__WORK REQUIRED__: Can you output the material exactly as written, minus any pictures it holds?

__DATA SHOWN__:
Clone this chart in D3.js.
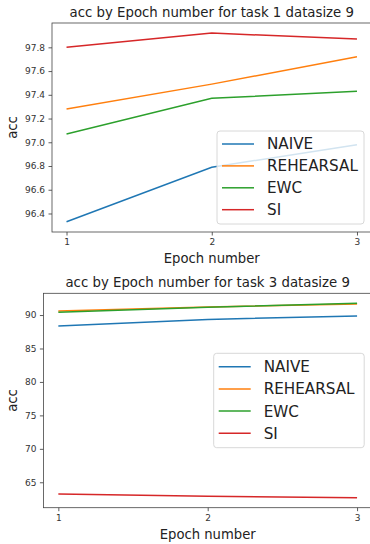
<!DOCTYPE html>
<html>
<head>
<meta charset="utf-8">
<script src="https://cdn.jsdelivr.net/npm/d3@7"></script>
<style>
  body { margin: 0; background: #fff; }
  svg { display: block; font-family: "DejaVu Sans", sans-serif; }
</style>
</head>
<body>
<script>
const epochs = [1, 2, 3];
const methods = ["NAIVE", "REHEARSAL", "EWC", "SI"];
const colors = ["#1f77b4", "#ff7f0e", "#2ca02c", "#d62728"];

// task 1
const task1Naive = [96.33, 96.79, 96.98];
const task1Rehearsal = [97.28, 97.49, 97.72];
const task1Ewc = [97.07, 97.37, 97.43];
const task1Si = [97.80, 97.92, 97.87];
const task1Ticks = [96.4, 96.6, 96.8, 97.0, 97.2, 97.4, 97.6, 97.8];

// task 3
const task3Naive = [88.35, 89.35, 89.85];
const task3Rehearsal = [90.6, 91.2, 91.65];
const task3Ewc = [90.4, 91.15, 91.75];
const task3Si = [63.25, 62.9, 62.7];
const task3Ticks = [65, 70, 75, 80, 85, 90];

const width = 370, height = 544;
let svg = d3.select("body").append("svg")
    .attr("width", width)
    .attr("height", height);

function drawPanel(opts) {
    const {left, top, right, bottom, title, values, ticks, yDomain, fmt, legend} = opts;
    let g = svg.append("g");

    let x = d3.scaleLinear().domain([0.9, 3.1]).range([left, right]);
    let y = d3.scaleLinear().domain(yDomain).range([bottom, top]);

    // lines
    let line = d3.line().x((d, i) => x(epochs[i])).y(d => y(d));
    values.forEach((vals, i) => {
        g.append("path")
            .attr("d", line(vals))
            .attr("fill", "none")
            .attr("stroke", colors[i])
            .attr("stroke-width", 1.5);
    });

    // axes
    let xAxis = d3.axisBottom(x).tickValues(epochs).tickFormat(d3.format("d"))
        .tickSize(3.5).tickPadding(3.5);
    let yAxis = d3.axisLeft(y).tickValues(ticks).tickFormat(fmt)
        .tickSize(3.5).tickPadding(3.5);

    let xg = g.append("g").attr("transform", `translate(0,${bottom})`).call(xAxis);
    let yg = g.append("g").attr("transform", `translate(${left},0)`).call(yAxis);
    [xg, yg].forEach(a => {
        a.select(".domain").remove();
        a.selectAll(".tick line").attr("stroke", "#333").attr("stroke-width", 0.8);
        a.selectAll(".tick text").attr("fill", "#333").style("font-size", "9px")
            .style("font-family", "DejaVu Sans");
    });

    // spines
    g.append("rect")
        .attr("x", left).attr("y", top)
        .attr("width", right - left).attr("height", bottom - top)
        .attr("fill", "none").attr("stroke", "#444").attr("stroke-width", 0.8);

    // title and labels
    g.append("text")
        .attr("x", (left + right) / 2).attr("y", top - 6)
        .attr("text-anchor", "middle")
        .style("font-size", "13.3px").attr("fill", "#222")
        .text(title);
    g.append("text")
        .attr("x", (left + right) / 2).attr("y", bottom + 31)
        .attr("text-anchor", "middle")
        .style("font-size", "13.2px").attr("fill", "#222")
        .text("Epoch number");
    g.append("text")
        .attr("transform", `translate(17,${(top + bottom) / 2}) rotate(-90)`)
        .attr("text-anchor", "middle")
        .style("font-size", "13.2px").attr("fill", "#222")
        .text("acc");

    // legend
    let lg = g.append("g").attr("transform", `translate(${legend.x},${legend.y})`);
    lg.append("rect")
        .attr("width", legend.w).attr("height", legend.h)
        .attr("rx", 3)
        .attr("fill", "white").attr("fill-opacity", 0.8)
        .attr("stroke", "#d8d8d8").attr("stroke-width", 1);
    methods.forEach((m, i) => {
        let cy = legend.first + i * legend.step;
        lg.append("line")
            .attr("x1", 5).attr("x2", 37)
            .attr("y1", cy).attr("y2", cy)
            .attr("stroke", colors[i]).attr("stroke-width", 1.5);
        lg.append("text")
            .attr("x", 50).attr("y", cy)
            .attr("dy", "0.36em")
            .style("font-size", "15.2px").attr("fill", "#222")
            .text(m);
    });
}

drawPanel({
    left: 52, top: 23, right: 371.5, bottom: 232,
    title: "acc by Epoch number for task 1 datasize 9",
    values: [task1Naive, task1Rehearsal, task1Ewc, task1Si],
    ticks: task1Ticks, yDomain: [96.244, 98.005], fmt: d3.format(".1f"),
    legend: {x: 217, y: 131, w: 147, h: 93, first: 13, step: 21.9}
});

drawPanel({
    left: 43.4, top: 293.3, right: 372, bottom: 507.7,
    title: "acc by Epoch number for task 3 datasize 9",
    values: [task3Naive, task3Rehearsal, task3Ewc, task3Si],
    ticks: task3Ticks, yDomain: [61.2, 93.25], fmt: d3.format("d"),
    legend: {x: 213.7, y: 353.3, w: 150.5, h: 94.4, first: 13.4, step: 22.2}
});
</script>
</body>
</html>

__THE OUTPUT__:
Clone this chart in D3.js.
<!DOCTYPE html>
<html>
<head>
<meta charset="utf-8">
<script src="https://cdn.jsdelivr.net/npm/d3@7"></script>
<style>
  body { margin: 0; background: #fff; }
  svg { display: block; font-family: "DejaVu Sans", sans-serif; }
</style>
</head>
<body>
<script>
const epochs = [1, 2, 3];
const methods = ["NAIVE", "REHEARSAL", "EWC", "SI"];
const colors = ["#1f77b4", "#ff7f0e", "#2ca02c", "#d62728"];

// task 1
const task1Naive = [96.33, 96.79, 96.98];
const task1Rehearsal = [97.28, 97.49, 97.72];
const task1Ewc = [97.07, 97.37, 97.43];
const task1Si = [97.80, 97.92, 97.87];
const task1Ticks = [96.4, 96.6, 96.8, 97.0, 97.2, 97.4, 97.6, 97.8];

// task 3
const task3Naive = [88.35, 89.35, 89.85];
const task3Rehearsal = [90.6, 91.2, 91.65];
const task3Ewc = [90.4, 91.15, 91.75];
const task3Si = [63.25, 62.9, 62.7];
const task3Ticks = [65, 70, 75, 80, 85, 90];

const width = 370, height = 544;
let svg = d3.select("body").append("svg")
    .attr("width", width)
    .attr("height", height);

function drawPanel(opts) {
    const {left, top, right, bottom, title, values, ticks, yDomain, fmt, legend} = opts;
    let g = svg.append("g");

    let x = d3.scaleLinear().domain([0.9, 3.1]).range([left, right]);
    let y = d3.scaleLinear().domain(yDomain).range([bottom, top]);

    // lines
    let line = d3.line().x((d, i) => x(epochs[i])).y(d => y(d));
    values.forEach((vals, i) => {
        g.append("path")
            .attr("d", line(vals))
            .attr("fill", "none")
            .attr("stroke", colors[i])
            .attr("stroke-width", 1.5);
    });

    // axes
    let xAxis = d3.axisBottom(x).tickValues(epochs).tickFormat(d3.format("d"))
        .tickSize(3.5).tickPadding(3.5);
    let yAxis = d3.axisLeft(y).tickValues(ticks).tickFormat(fmt)
        .tickSize(3.5).tickPadding(3.5);

    let xg = g.append("g").attr("transform", `translate(0,${bottom})`).call(xAxis);
    let yg = g.append("g").attr("transform", `translate(${left},0)`).call(yAxis);
    [xg, yg].forEach(a => {
        a.select(".domain").remove();
        a.selectAll(".tick line").attr("stroke", "#333").attr("stroke-width", 0.8);
        a.selectAll(".tick text").attr("fill", "#333").style("font-size", "9px")
            .style("font-family", "DejaVu Sans");
    });

    // spines
    g.append("rect")
        .attr("x", left).attr("y", top)
        .attr("width", right - left).attr("height", bottom - top)
        .attr("fill", "none").attr("stroke", "#444").attr("stroke-width", 0.8);

    // title and labels
    g.append("text")
        .attr("x", (left + right) / 2).attr("y", top - 6)
        .attr("text-anchor", "middle")
        .style("font-size", "13.3px").attr("fill", "#222")
        .text(title);
    g.append("text")
        .attr("x", (left + right) / 2).attr("y", bottom + 31)
        .attr("text-anchor", "middle")
        .style("font-size", "13.2px").attr("fill", "#222")
        .text("Epoch number");
    g.append("text")
        .attr("transform", `translate(17,${(top + bottom) / 2}) rotate(-90)`)
        .attr("text-anchor", "middle")
        .style("font-size", "13.2px").attr("fill", "#222")
        .text("acc");

    // legend
    let lg = g.append("g").attr("transform", `translate(${legend.x},${legend.y})`);
    lg.append("rect")
        .attr("width", legend.w).attr("height", legend.h)
        .attr("rx", 3)
        .attr("fill", "white").attr("fill-opacity", 0.8)
        .attr("stroke", "#d8d8d8").attr("stroke-width", 1);
    methods.forEach((m, i) => {
        let cy = legend.first + i * legend.step;
        lg.append("line")
            .attr("x1", 5).attr("x2", 37)
            .attr("y1", cy).attr("y2", cy)
            .attr("stroke", colors[i]).attr("stroke-width", 1.5);
        lg.append("text")
            .attr("x", 50).attr("y", cy)
            .attr("dy", "0.36em")
            .style("font-size", "15.2px").attr("fill", "#222")
            .text(m);
    });
}

drawPanel({
    left: 52, top: 23, right: 371.5, bottom: 232,
    title: "acc by Epoch number for task 1 datasize 9",
    values: [task1Naive, task1Rehearsal, task1Ewc, task1Si],
    ticks: task1Ticks, yDomain: [96.244, 98.005], fmt: d3.format(".1f"),
    legend: {x: 217, y: 131, w: 147, h: 93, first: 13, step: 21.9}
});

drawPanel({
    left: 43.4, top: 293.3, right: 372, bottom: 507.7,
    title: "acc by Epoch number for task 3 datasize 9",
    values: [task3Naive, task3Rehearsal, task3Ewc, task3Si],
    ticks: task3Ticks, yDomain: [61.2, 93.25], fmt: d3.format("d"),
    legend: {x: 213.7, y: 353.3, w: 150.5, h: 94.4, first: 13.4, step: 22.2}
});
</script>
</body>
</html>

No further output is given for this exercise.